Os profetas dedicaram uma quantidade impressionante de palavras à polémica contra os ídolos também porque intuíam que, naqueles cultos diferentes, havia algo de mais verdadeiro que os banais sacrifícios e ofertas a obras cegas e mudas. Se tivessem pensado que aqueles cultos eram apenas adoração estúpida de feitiços, tê-los-iam despachado com poucas palavras. No entanto, naquela polémica havia muito mais. Nela, estava a desenvolver-se uma pedagogia teológica e histórica que levará Israel – e, depois, o cristianismo – a compreender que, nos deuses dos outros povos, se escondiam também rostos de YHWH, o seu Deus verdadeiro que não podiam prender, mas deviam partilhar com toda a humanidade. Também Israel conheceu a idolatria, e não apenas quando construiu o bezerro de ouro, mas todas as vezes que fez de YHWH uma possessão ciumenta, quando esqueceu que, se Elohim tinha escolhido o povo hebreu, não tinha esquecido os outros povos, deixando-os escravos de ídolos estúpidos. Não basta proibir a representação icónica de Deus para impedir a idolatria, como não basta construir imagens e levá-las em procissão para ser idólatras. Pelo contrário, somos certamente idólatras se continuamos a pensar que todos os que pronunciam a palavra “Deus” e não pertencem à nossa religião estão a falar com um ídolo, consigo mesmos, com o nada. E somos de modo diferente idólatras, mas sempre idólatras, se pensamos que todos os que não conseguem pronunciar Deus, ou o esqueceram, são apenas estultos, e que o seu “nada” não possa ser habitado por uma presença verdadeira do único Deus de todos.

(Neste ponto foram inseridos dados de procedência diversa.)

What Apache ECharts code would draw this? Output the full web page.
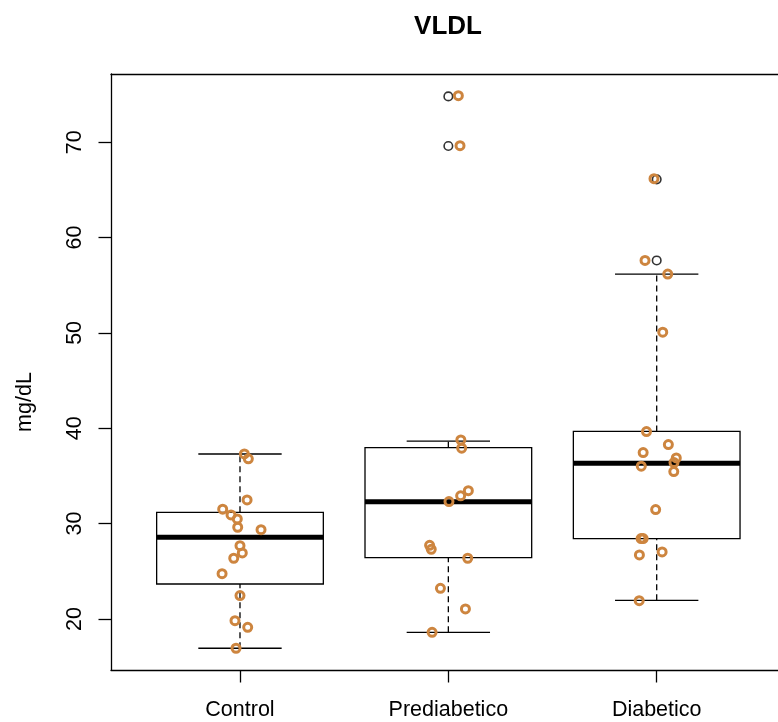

É no Génesis que encontramos a mais bela razão da batalha bíblica contra as imagens de Deus. Está naquele Adão, criado à “imagem e semelhança” de Elohim. Não devemos fazer imagens de Deus porque são todas menos verdadeiras e belas que a que vemos, todos os dias, refletidas no rosto de todas as mulheres e de todos os homens. É o intangível “sinal de Adão”, impresso nos nossos rostos, que pode impedir aos feitiços de substituir a nossa imagem com a sua.